The cultural dimension is the central node in this debate. Multiculturalism emerged as a concept aimed at explaining the dynamics of cultural encounters and hybridization resulting from the shift toward a “global village,” spurred by accelerated migration flows to the Global North. It became the natural consequence of cultural exchange and growing diversity that increasingly characterized Western societies—especially in major cities across Europe and North America. These were human flows and counterflows weaving new social fabrics.

However, critical voices emerged early on. In the 1970s, Alain de Benoist, architect of the European New Right (although far more philosophically sophisticated than today’s new right), raised concerns. In the 1980s, it was Alasdair MacIntyre, and in the 1990s, Samuel P. Huntington. They shared a common worry: the challenges multiculturalism posed to local identities and to a broader European identity. These ideas would later be taken up by others in the 21st century—Giovanni Sartori, for instance, who viewed multiculturalism as a dangerous illusion that underestimates the difficulties of integrating migrants from vastly different cultures; Renaud Camus, who developed the “Great Replacement” theory, now the ideological cornerstone of the post-Benoist New Right, based on the idea that there is an intentional political program to replace European populations with Muslim immigrants; and Roger Scruton, who regarded immigration as a threat to the stability and survival of liberal Western democracies, potentially leading to the erosion of the legal order and established social norms.

This line of thought stands in opposition to a counter-hegemonic perspective derived from the ideas of Antonio Gramsci, which have significantly influenced notions of “global citizenship” and cultural relativism. The Gramscian view, which sees hegemony as the cultural domination exercised by elites over subordinate classes, provided a theoretical foundation for challenging structures of power that promote cultural homogeneity and exclude marginal voices. Within this framework, multiculturalism—for Gramscian and postcolonial thinkers—is not seen as a source of social fragmentation or decline, but rather as a necessary response to Western cultural hegemony and imperialism.

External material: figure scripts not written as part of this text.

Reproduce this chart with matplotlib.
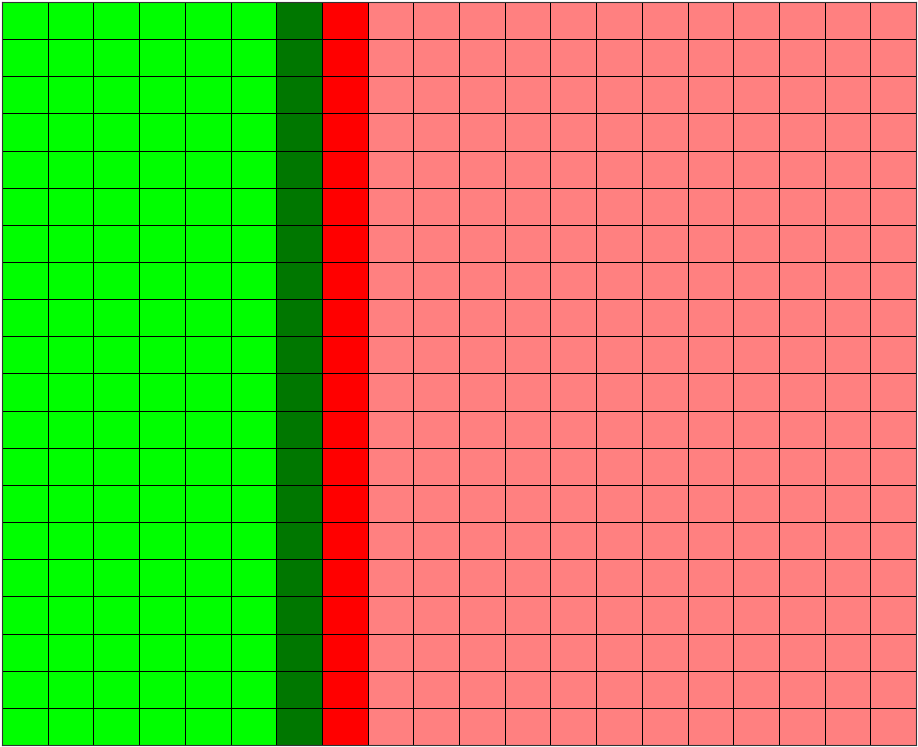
import numpy as np
import matplotlib.pyplot as plt
from matplotlib.colors import ListedColormap

# columns per category, and colour of each category
categories = ['bright green', 'dark green', 'red', 'light red']
column_counts = [6, 1, 1, 12]
colors = ['#00ff00', '#007700', '#ff0000', '#ff8080']
n_rows = 20

cols = np.repeat(np.arange(len(categories)), column_counts)
grid = np.tile(cols, (n_rows, 1))

fig = plt.figure(figsize=(9.18, 7.47), dpi=100)
ax = fig.add_axes([2 / 918, 2 / 747, 914 / 918, 743 / 747])
ax.pcolormesh(grid, cmap=ListedColormap(colors), vmin=-0.5, vmax=len(categories) - 0.5,
              edgecolors='black', linewidth=0.5)
ax.set_xlim(0, grid.shape[1])
ax.set_ylim(0, n_rows)
ax.set_xticks([])
ax.set_yticks([])
for s in ax.spines.values():
    s.set_linewidth(0.8)
    s.set_edgecolor('#333333')

fig.savefig('out.png', dpi=100)
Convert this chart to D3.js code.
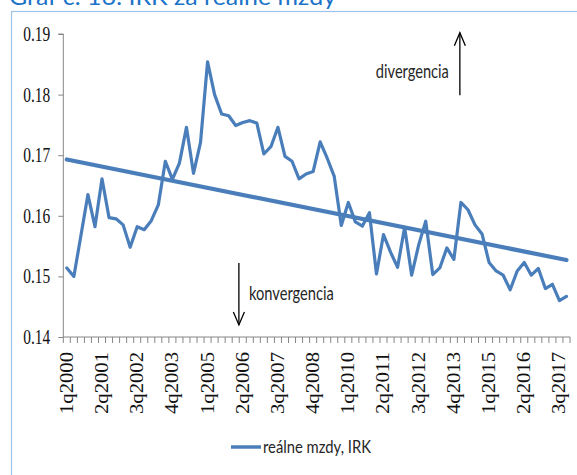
<!DOCTYPE html>
<html><head><meta charset="utf-8">
<script src="https://cdn.jsdelivr.net/npm/d3@7"></script>
<style>html,body{margin:0;padding:0;background:#fff;overflow:hidden}
.serif{font-family:"Liberation Serif","DejaVu Serif",serif}
.sans{font-family:Lato,"Open Sans",sans-serif}</style>
</head><body>
<svg id="chart" width="577" height="475"></svg>
<script>
const title = "Graf č. 16: IRK za reálne mzdy";
const seriesName = "reálne mzdy, IRK";
const years = d3.range(2000, 2018);
const quarters = ["1q","2q","3q","4q"];
const categories = [];
years.forEach(y => quarters.forEach(q => categories.push(q + y)));
const values = [
  0.1514,0.1500,0.1567,0.1635,0.1582,0.1661,0.1597,0.1595,0.1585,0.1548,
  0.1582,0.1577,0.1592,0.1618,0.1690,0.1660,0.1687,0.1746,0.1670,0.1721,
  0.1854,0.1800,0.1768,0.1765,0.1749,0.1754,0.1757,0.1753,0.1702,0.1714,
  0.1746,0.1698,0.1690,0.1661,0.1669,0.1673,0.1722,0.1695,0.1665,0.1584,
  0.1622,0.1590,0.1583,0.1605,0.1504,0.1569,0.1540,0.1515,0.1581,0.1502,
  0.1552,0.1591,0.1503,0.1514,0.1547,0.1528,0.1622,0.1610,0.1585,0.1570,
  0.1523,0.1509,0.1502,0.1478,0.1509,0.1523,0.1502,0.1513,0.1480,0.1487,
  0.1460,0.1467
];
const trendValues = [0.1693, 0.1527];
const yTicks = [0.14, 0.15, 0.16, 0.17, 0.18, 0.19];
const labelEvery = 5;
const annotations = [
  {text: "divergencia", pos: 55.85, from: 0.1799, to: 0.1902, textSide: "left"},
  {text: "konvergencia", pos: 24.45, from: 0.1522, to: 0.1420, textSide: "right"}
];

const svg = d3.select("#chart");
const blue = "#4A7EBB";
const axisColor = "#868686";

// frame
svg.append("rect").attr("x", 11.5).attr("y", 11.5).attr("width", 600).attr("height", 500)
  .attr("fill", "none").attr("stroke", "#9DC3E6").attr("stroke-width", 1.2);

// title (partially clipped at top, as in the reference)
svg.append("text").attr("class", "sans").attr("x", 9).attr("y", 4.5).text(title)
  .style("font-size", "24px")
  .attr("fill", "#1A73C9").attr("textLength", 327).attr("lengthAdjust", "spacingAndGlyphs");

const x = d3.scaleBand().domain(categories).range([63.3, 570]).paddingInner(0).paddingOuter(0);
const y = d3.scaleLinear().domain([0.14, 0.19]).range([337, 34]);
const cx = c => x(c) + x.bandwidth() / 2;
const posX = p => x.range()[0] + x.bandwidth() * (p + 0.5);

// y axis
const yAxis = svg.append("g").attr("transform", "translate(63.3,0)")
  .call(d3.axisLeft(y).tickValues(yTicks).tickSize(5).tickPadding(8).tickFormat(d3.format(".2f")));
yAxis.attr("font-family", null);
yAxis.select(".domain").attr("stroke", axisColor).attr("d", `M-5,${y(0.19)}H0V${y(0.14)}`);
yAxis.selectAll(".tick line").attr("stroke", axisColor);
yAxis.selectAll(".tick text").attr("class", "serif")
  .style("font-size", "20px").attr("fill", "#111").attr("textLength", 27).attr("lengthAdjust", "spacingAndGlyphs");

// x axis
const xAxis = svg.append("g").attr("transform", `translate(0,${y(0.14)})`)
  .call(d3.axisBottom(x).tickSize(0).tickValues(categories.filter((d, i) => i % labelEvery === 0)));
xAxis.attr("font-family", null);
xAxis.select(".domain").attr("stroke", axisColor).attr("d", `M${x.range()[0]},0H${x.range()[1]}`);
xAxis.selectAll(".tick text").attr("class", "serif")
  .attr("transform", "rotate(-90)")
  .attr("x", -15).attr("y", 0).attr("dy", "0.33em")
  .attr("text-anchor", "end")
  .style("font-size", "18px").attr("fill", "#111")
  .attr("textLength", 62).attr("lengthAdjust", "spacingAndGlyphs");
// category boundary ticks
const bounds = categories.map(c => x(c)).concat([x.range()[1]]);
xAxis.append("g").selectAll("line").data(bounds).join("line")
  .attr("x1", d => d).attr("x2", d => d).attr("y1", 0).attr("y2", 6)
  .attr("stroke", axisColor).attr("stroke-width", 1);

// trend line
svg.append("line")
  .attr("x1", cx(categories[0])).attr("y1", y(trendValues[0]))
  .attr("x2", cx(categories[categories.length - 1])).attr("y2", y(trendValues[1]))
  .attr("stroke", blue).attr("stroke-width", 4.2).attr("stroke-linecap", "round");

// series line
const line = d3.line().x((d, i) => cx(categories[i])).y(d => y(d));
svg.append("path").datum(values).attr("d", line)
  .attr("fill", "none").attr("stroke", blue).attr("stroke-width", 3.2)
  .attr("stroke-linejoin", "round").attr("stroke-linecap", "round");

// annotations (arrows)
annotations.forEach(a => {
  const ax = posX(a.pos);
  const y1 = y(a.from), y2 = y(a.to);
  const dir = y2 < y1 ? 1 : -1;
  const g = svg.append("g").attr("stroke", "#000").attr("stroke-width", 1.3).attr("fill", "none");
  g.append("line").attr("x1", ax).attr("x2", ax).attr("y1", y1).attr("y2", y2);
  g.append("path").attr("d", `M${ax - 5.5},${y2 + dir * 13}L${ax},${y2}L${ax + 5.5},${y2 + dir * 13}`);
  const t = svg.append("text").attr("class", "sans")
    .style("font-size", "19px").attr("fill", "#262626")
    .text(a.text).attr("lengthAdjust", "spacingAndGlyphs");
  if (a.textSide === "left") {
    t.attr("x", ax - 11).attr("y", 78).attr("text-anchor", "end").attr("textLength", 73);
  } else {
    t.attr("x", ax + 10).attr("y", 300).attr("textLength", 85);
  }
});

// legend
const lg = svg.append("g").attr("transform", "translate(231,447)");
lg.append("line").attr("x1", 0).attr("x2", 30).attr("y1", 0).attr("y2", 0)
  .attr("stroke", blue).attr("stroke-width", 3.5);
lg.append("text").attr("class", "sans").attr("x", 32).attr("y", 0).attr("dy", "0.35em").text(seriesName)
  .style("font-size", "17px").attr("fill", "#262626")
  .attr("textLength", 108).attr("lengthAdjust", "spacingAndGlyphs");
</script>
</body></html>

Cultural relativism, as advocated by postcolonial thinkers such as Edward Said and Amartya Sen—both strongly influenced by postmodernism—argues that within multiculturalism, it is not enough to give voice and emancipation to those historically subjugated by Western imperialism. One must also adopt a relativistic stance toward the customs, norms, and social standards of migrant communities, even when these conflict with those of the host societies.

From this tension emerge two largely incompatible visions: on one side, a reactionary stance toward immigration and multiculturalism, advocating for the full assimilation of migrants and refugees into prevailing social norms, relegating religion to the realm of personal conscience and individual freedom; and on the other, an ultraprogressive view that sees hegemonic social norms as a continuation of Western colonial and imperial oppression, and is reluctant to acknowledge that large-scale migration poses inevitable challenges.

It is this tension that spills into the central café—through the television, the newspaper on the table, and the opinions exchanged at the counter. Their inherently reductive and simplistic nature is readily channeled by populist movements. Moral panic, sensationalist headlines on crime, and the visible presence of the “other” in spaces once marked by extreme uniformity all contribute to a rise in anti-immigrant sentiment.

However, research I conducted—whose results will be published in 2025—shows that among political elites, commentators, and other prominent figures, strongly polarized views are virtually absent. The clichéd portrayals of an “antinationalist left” committed to the Great Replacement and a reactionary right that rejects all immigration do not hold up. On the contrary, there is a clear concern with avoiding both extreme cultural relativism—which could be used to justify practices that violate human rights—and the rigid imposition of Western values that ignores the cultural particularities of migrants.

There is, therefore, an emerging consensus: immigration is necessary; peoples have the right to their cultural identities; but above all, human rights, the Constitution, and the legal framework must prevail. It is true that more radical actors feed the culture wars: on the left, by downplaying cultural differences and viewing capitalism as the source of all oppression; on the right, by pushing hard assimilationist narratives. But these are more the exception than the rule.

Nonetheless, one must recognize that once the issue enters the central café, it rarely leaves. And Portugal is only now taking its first steps into large-scale, culturally diverse migration. There are lessons to be learned—from both the successes and the failures—of countries that have already walked this path. Therefore, although the most radical political actors may have lost the culture war, even within their own camps, the situation can change rapidly if Portugal fails to implement a full, coordinated, and rights-based integration process—one that upholds the dignity of those who arrive, the primacy of human rights, and acknowledges legitimate concerns about local and national cultural identity. Letting the immigration debate slide into polarization means surrendering it to culture wars and populism. And nothing good ever comes of that.